Выбрать главу

— Виктор Ченнинг? — позвала она, потому что Виктор — законный муж Бернадетт.

Это убьет меня, если все закончится вот так, с его кольцом на пальце, пока остальные ждали, затаив дыхание. Я хотел, чтобы она знала, что она не должна выбирать, что ей никогда не придется выбирать. Потому что мы войдем кровью и выйдем, ею истекая. Хавок. Навсегда. Навечно.

Вик поднялся со своего стула, дерево заскрипело, когда он поднял свое тяжелое тело. Я не обернулся, чтобы посмотреть на него, ожидая скрипа его ботинок по линолеуму. Он остановился рядом со мной справа. Хаэль стоял слева от меня. Оскар и Каллум были позади нас.

— Я — Виктор Ченниг, — все, что он смог сказать.

Его руки дрожали по бокам. Непоколебимый Виктор Ченнинг. Он дрожал так сильно, что я гадал, не нужен ли ему медицинский осмотр. Мои глаза закрылись, и я пытался дышать.

Если Бернадетт мертва…

Тогда Хавок мертв.

В акрониме могло не быть буквы ее имени, но она и есть Хавок. Всегда была. Мы живем и умрем в ритм ее дыханию. Мы существуем с ритмом и пульсом ее сердца.

— Мистер Ченниг…, — начала хирург.

Тик-так.

Я услышал старые часы на стене.

Они проглотили последующие слова, и я упал в эмоциональную кроличью нору.

Вниз, вниз, вниз и еще глубже, пока не оказался слишком глубоко, чтобы плыть, и вода заполнила мои легкие, а затем…

Я прозрел.

* * *

Два месяца спустя…

Собирать трех маленьких девочек на День рождения — это навык, который я никогда не думал приобрести в качестве своей сильной стороны.

— Мои волосы выглядят странно, — сказала Хизер, стоя перед зеркалом, зачесанные назад темные волосы покрывала легкая розовая дымка. — В хорошем смысле.
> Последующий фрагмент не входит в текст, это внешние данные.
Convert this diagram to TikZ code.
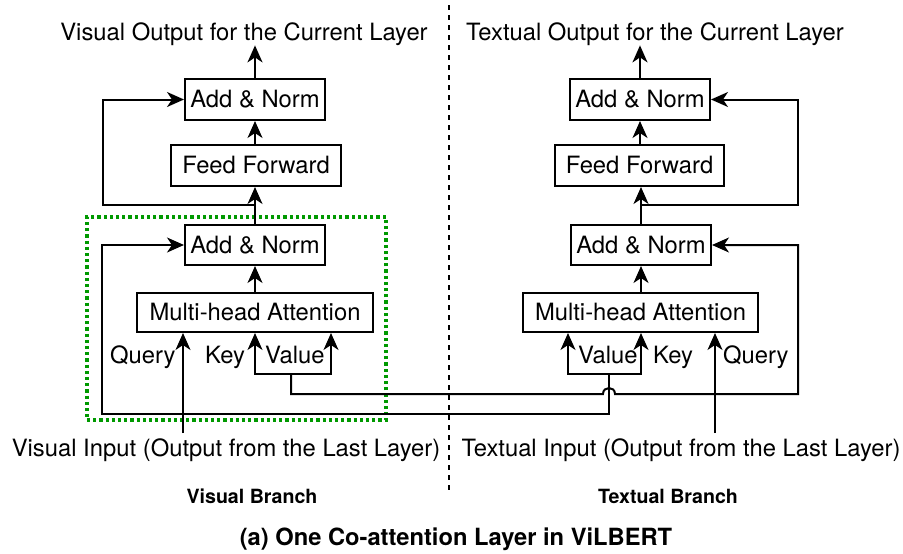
\documentclass[tikz,border=0pt]{standalone}
\usepackage{fontspec}
\setmainfont{TeX Gyre Heros}
\usetikzlibrary{arrows.meta}
\definecolor{grp}{HTML}{009900}
\begin{document}
\begin{tikzpicture}[x=1pt,y=-1pt,
  font=\fontsize{23.8}{28}\selectfont,
  blk/.style={draw,line width=2pt,inner sep=0pt,minimum height=40pt,align=center},
  txt/.style={inner sep=0pt,anchor=base},
  lbl/.style={inner sep=0pt,anchor=base west},
  ln/.style={line width=2pt,line join=miter},
  tip/.tip={Stealth[length=17pt,width=15pt,inset=5pt]},
  arr/.style={ln,-tip},
  barr/.style={ln,tip-tip},
  gbox/.style={draw=grp,line width=3.2pt,dash pattern=on 3.2pt off 3pt,inner sep=0pt},
  bold/.style={font=\fontsize{19.6}{23}\selectfont\bfseries}]
\useasboundingbox (0,0) rectangle (903,554);

% group box
\node[gbox,minimum width=299pt,minimum height=203pt] (grpbox) at (236.5,318.5) {};

% divider
\coordinate (dtop) at (449,5);
\coordinate (dbot) at (449,490);
\draw[line width=1.3pt,dash pattern=on 5pt off 5pt] (dtop) -- (dbot);

% texts
\node[txt] (vout) at (244,40) {Visual Output for the Current Layer};
\node[txt] (tout) at (655,40) {Textual Output for the Current Layer};
\node[txt,inner ysep=5pt] (vin) at (226,456) {Visual Input (Output from the Last Layer)};
\node[txt,inner ysep=5pt] (tin) at (681,456) {Textual Input (Output from the Last Layer)};
\node[txt,bold] (vbr) at (252,503) {Visual Branch};
\node[txt,bold] (tbr) at (668,503) {Textual Branch};
\node[txt,font=\fontsize{23.7}{28}\selectfont\bfseries] (cap) at (456,545) {(a) One Co-attention Layer in ViLBERT};

% left branch boxes
\node[blk,minimum width=140pt,minimum height=41pt] (an1L) at (255,99.5) {Add \& Norm};
\node[blk,minimum width=170pt,minimum height=41pt] (ffL) at (256,165.5) {Feed Forward};
\node[blk,minimum width=140pt] (an2L) at (255,245) {Add \& Norm};
\node[blk,minimum width=236pt,minimum height=39pt] (mhaL) at (255,312.5) {Multi-head Attention};

% right branch boxes
\node[blk,minimum width=140pt,minimum height=41pt] (an1R) at (640,99.5) {Add \& Norm};
\node[blk,minimum width=169pt,minimum height=41pt] (ffR) at (639.5,165.5) {Feed Forward};
\node[blk,minimum width=140pt] (an2R) at (641,245) {Add \& Norm};
\node[blk,minimum width=235pt,minimum height=39pt] (mhaR) at (640.5,312.5) {Multi-head Attention};

% labels
\node[lbl] (qlL) at (110,363) {Query};
\node[lbl] (klL) at (205,363) {Key};
\node[lbl] (vlL) at (265,363) {Value};
\node[lbl] (vlR) at (578,363) {Value};
\node[lbl] (klR) at (653,363) {Key};
\node[lbl] (qlR) at (723,363) {Query};

% coordinates
\coordinate (qL) at (183,0);
\coordinate (qR) at (715,0);
\coordinate (kL) at (255,374);
\coordinate (vL) at (331,374);
\coordinate (mL) at (291,374);
\coordinate (vR) at (568,374);
\coordinate (kR) at (641,374);
\coordinate (mR) at (609,374);
\coordinate (jL) at (255,205);
\coordinate (cL) at (103,205);
\coordinate (jR) at (641,205);
\coordinate (cR) at (798,205);
\coordinate (sx2) at (102,0);
\coordinate (bot2) at (0,414);
\coordinate (hopy) at (0,394);
\coordinate (hopa) at (603,394);
\coordinate (hopb) at (615,394);

% left vertical flow
\draw[arr] (an1L.north) -- (an1L.north |- vout.south);
\draw[arr] (an1L.south |- ffL.north) -- (an1L.south);
\draw[arr] (an2L.north) -- (an2L.north |- ffL.south);
\draw[arr] (mhaL.north) -- (an2L.south);

% right vertical flow
\draw[arr] (an1R.north) -- (an1R.north |- tout.south);
\draw[arr] (an1R.south |- ffR.north) -- (an1R.south);
\draw[arr] (an2R.north) -- (an2R.north |- ffR.south);
\draw[arr] (an2R.south |- mhaR.north) -- (an2R.south);

% residuals around feed forward
\draw[arr] (jL) -- (cL) |- (an1L.west);
\draw[arr] (jR) -- (cR) |- (an1R.east);

% queries
\draw[arr] (vin.north -| qL) -- (qL |- mhaL.south);
\draw[arr] (tin.north -| qR) -- (qR |- mhaR.south);

% key/value brackets
\draw[barr] (kL |- mhaL.south) -- (kL) -- (vL) -- (vL |- mhaL.south);
\draw[barr] (vR |- mhaR.south) -- (vR) -- (kR) -- (kR |- mhaR.south);

% cross connections
\draw[arr] (mR) -- (mR |- bot2) -| (an2L.west -| sx2) -- (an2L.west);
\draw[arr] (mL) -- (mL |- hopy) -- (hopa) .. controls (603,386) and (615,386) .. (hopb) -| (an2R.east -| cR) -- (an2R.east);
\end{tikzpicture}
\end{document}
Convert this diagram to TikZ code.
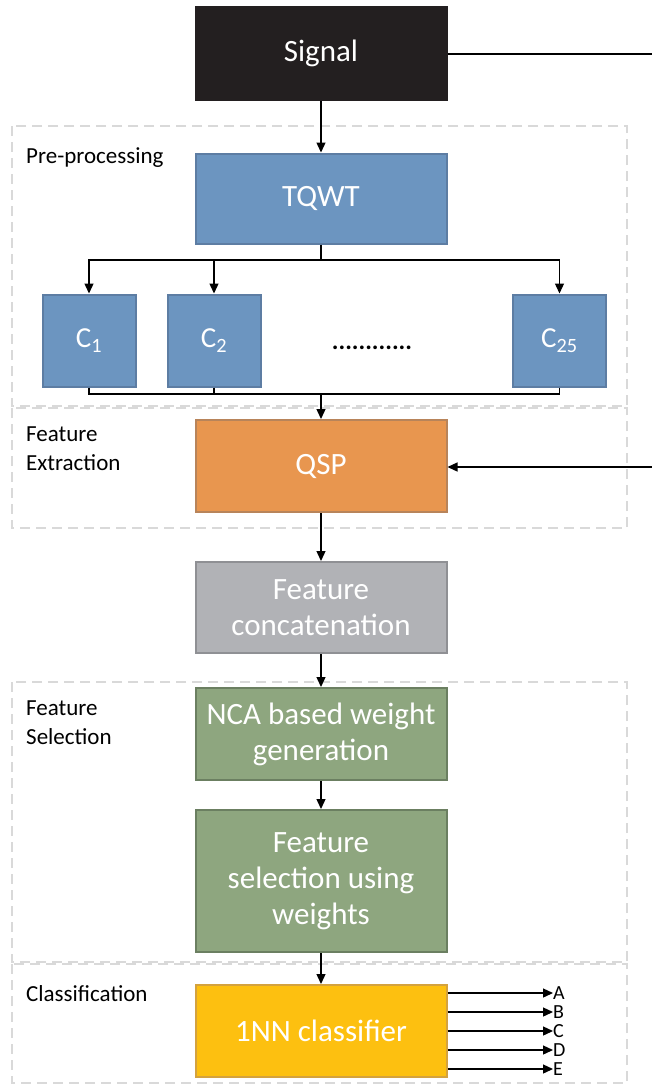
\documentclass[tikz,border=0pt]{standalone}
\usepackage{fontspec}
\setmainfont{Carlito}
\usetikzlibrary{arrows.meta,positioning}
\definecolor{sigfill}{HTML}{231F20}
\definecolor{bluefill}{HTML}{6C95C0}
\definecolor{blueedge}{HTML}{5D7DA3}
\definecolor{orfill}{HTML}{E8964F}
\definecolor{oredge}{HTML}{B8845A}
\definecolor{grfill}{HTML}{B1B2B6}
\definecolor{gredge}{HTML}{8F9094}
\definecolor{gnfill}{HTML}{8EA67F}
\definecolor{gnedge}{HTML}{6B7F61}
\definecolor{yefill}{HTML}{FDC010}
\definecolor{yeedge}{HTML}{D4A23E}
\definecolor{dashgray}{HTML}{D9D9D9}
\tikzset{
  x=1pt, y=-1pt,
  box/.style={draw, line width=2pt, minimum width=251pt, text=white, align=center,
    font=\fontsize{31}{36}\selectfont, inner sep=0pt},
  cbox/.style={draw=blueedge, fill=bluefill, line width=2pt, minimum width=93pt,
    minimum height=92pt, text=white, font=\fontsize{29}{34}\selectfont, inner sep=0pt},
  region/.style={draw=dashgray, line width=2.4pt, dash pattern=on 10pt off 6pt},
  stage/.style={anchor=base west, align=left, font=\fontsize{23}{29}\selectfont, inner sep=0pt},
  conn/.style={line width=1.3pt, draw=black},
  arr/.style={conn, -{Triangle[length=10pt,width=9pt]}},
}
\begin{document}
\begin{tikzpicture}
\useasboundingbox (0,0) rectangle (651,1085);

% stage frames
\draw[region] (12,126) rectangle (627,406);
\draw[region] (12,408) rectangle (627,528);
\draw[region] (12,682) rectangle (627,962);
\draw[region] (12,964) rectangle (627,1083);

% stage titles (base anchor sits on the last line)
\node[stage] (lpre) at (26,163) {Pre-processing};
\node[stage] (lfe) at (26,470) {Feature\\Extraction};
\node[stage] (lfs) at (26,744) {Feature\\Selection};
\node[stage] (lcl) at (26,1001) {Classification};

% main chain
\node[box, draw=sigfill, fill=sigfill, minimum height=93pt] (sig) at (321,53.5) {Signal};
\node[box, draw=blueedge, fill=bluefill, minimum height=90pt] (tqwt) at (321,198.5) {TQWT};
\node[cbox] (c1) at (89,340.5) {C$_{\mathrm{1}}$};
\node[cbox] (c2) at (214,340.5) {C$_{\mathrm{2}}$};
\node[cbox] (c25) at (559.5,340.5) {C$_{\mathrm{25}}$};
\node[anchor=base, font=\fontsize{25}{30}\selectfont, inner sep=0pt] (dots) at (372,349) {\textbf{............}};
\node[box, draw=oredge, fill=orfill, minimum height=92pt] (qsp) at (321,466) {QSP};
\node[box, draw=gredge, fill=grfill, minimum height=91pt] (fc) at (321,607.5) {Feature\\concatenation};
\node[box, draw=gnedge, fill=gnfill, minimum height=92pt] (nca) at (321,734) {NCA based weight\\generation};
\node[box, draw=gnedge, fill=gnfill, minimum height=142pt] (fsel) at (321,881) {Feature\\selection using\\weights};
\node[box, draw=yeedge, fill=yefill, minimum height=92pt] (knn) at (321,1031) {1NN classifier};

% signal to TQWT
\draw[arr] (sig.south) -- (tqwt.north);

% TQWT fan-out to sub-bands
\coordinate (split) at (321,260);
\draw[conn] (tqwt.south) -- (split);
\draw[arr] (split) -| (c1.north);
\draw[arr] (split) -| (c2.north);
\draw[arr] (split) -| (c25.north);

% sub-bands gathered into QSP
\coordinate (join) at (321,394);
\draw[conn] (c1.south) |- (join);
\draw[conn] (c2.south) |- (join);
\draw[conn] (c25.south) |- (join);
\draw[arr] (join) -- (qsp.north);

% raw signal bypass into QSP, routed past the right edge
\coordinate (rt) at (670,54);
\coordinate (rb) at (670,467);
\draw[conn] (sig.east |- rt) -- (rt) -- (rb);
\draw[arr] (rb) -- (qsp.east |- rb);

\draw[arr] (qsp.south) -- (fc.north);
\draw[arr] (fc.south) -- (nca.north);
\draw[arr] (nca.south) -- (fsel.north);
\draw[arr] (fsel.south) -- (knn.north);

% class outputs
\foreach \lab/\yy in {A/993,B/1012,C/1031,D/1050,E/1069}{
  \node[anchor=west, inner sep=0pt, font=\fontsize{20}{20}\selectfont] (out\lab) at (553,\yy) {\lab};
  \draw[arr] (knn.east |- out\lab.west) -- (out\lab.west);
}
\end{tikzpicture}
\end{document}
Мне нравится, — он повернулась и ухмыльнулась мне, когда я положил свои руки на бедра и улыбнулся ей.

Не плохо для восемнадцатилетнего парня, да?

— Я, старался, — сказал я, качая головой, когда посмотрел на Кару. На левой руке у нее висели браслеты — целая радуга резиновых браслетов, которые она собрала на различных школьных мероприятиях и благотворительных пожертвованиях. Каждый раз, когда она видит пожертвование возле кассы, она заставляла меня пожертвовать доллар или что-то еще, чтобы она могла купить один. Или так она говорила. В тайне, я думаю, она просто нравилось помогать людям. — Давайте поспешим. Эти люди из Оак-Ривер просто чокнутые.

Не знаю, что и думать о том, что девочки идут на вечеринку в какой-то гребанный роскошный особняк в Оак-Парке, но, полагаю, я буду там в качестве сопровождающего, так что это не имело значения. Мы пробудем там несколько часов, а затем съебемся нахер.

— Мои волосы похожи на волосы Берни? — спросила Эшли, протягивая мне баночку красной краски для волос.

Она была в виде спрея, который держится день, но девочки были ею одержимы. Мое сердце пропустило удар при звуке имени Берни, а горло сжалось и горело, как бывало, когда я думал о ней. Так всегда случалось со мой, этот физический протест быть разлученными друг с другом.

Я чувствовал такое на протяжении десятого класса, когда предал любовь всей своей жизни, моего лучшего друга и самого любимого человека в целом чертовом мире по правильным причинам. Чтобы дать ей шанс. Чтобы отослать ее из Прескотта. От Хавок и всей нашей гребанной жестокости.

И, как будто самым поганым и ужасным образом, мои пророчества, мои страхи и мои тревоги сбылись.

Я взял кончики каштановых волос Эшли, покрашенных в красный, и перекинул их через спинку стула, на котором она сидела. На стуле также было полотенце, чтобы красный дым не попал на мебель, пока я пшикал.

Мысли о Бернадетт…о том, как ее подстрелили…о том, как она умирала…убивали меня.

— Все, готово, — выдавил я, проводя рукой по лицу, когда Эшли подскочила со стула и помчалась к зеркалу, где Хизер все еще рассматривала свои розовые локоны — цвет, который посвящался Пенелопе так как, видимо, лично она его ненавидела.

Я тяжело опустился на один из стульев, пока мы ждали, когда Кара закончить нагромождение браслетов из своей обширной коллекции.

Стеклянные двери открылись позади меня, и вошел Хаэль.

Нашли глаза встретились, и я подумал, не почувствовал ли он, о чем я думал. Его вина лежала глубоко, но мы все знали, что в этом не было его вины. Не знаю, сколько времени потребуется для того, чтобы убедить его в этом факте, но мы сможем.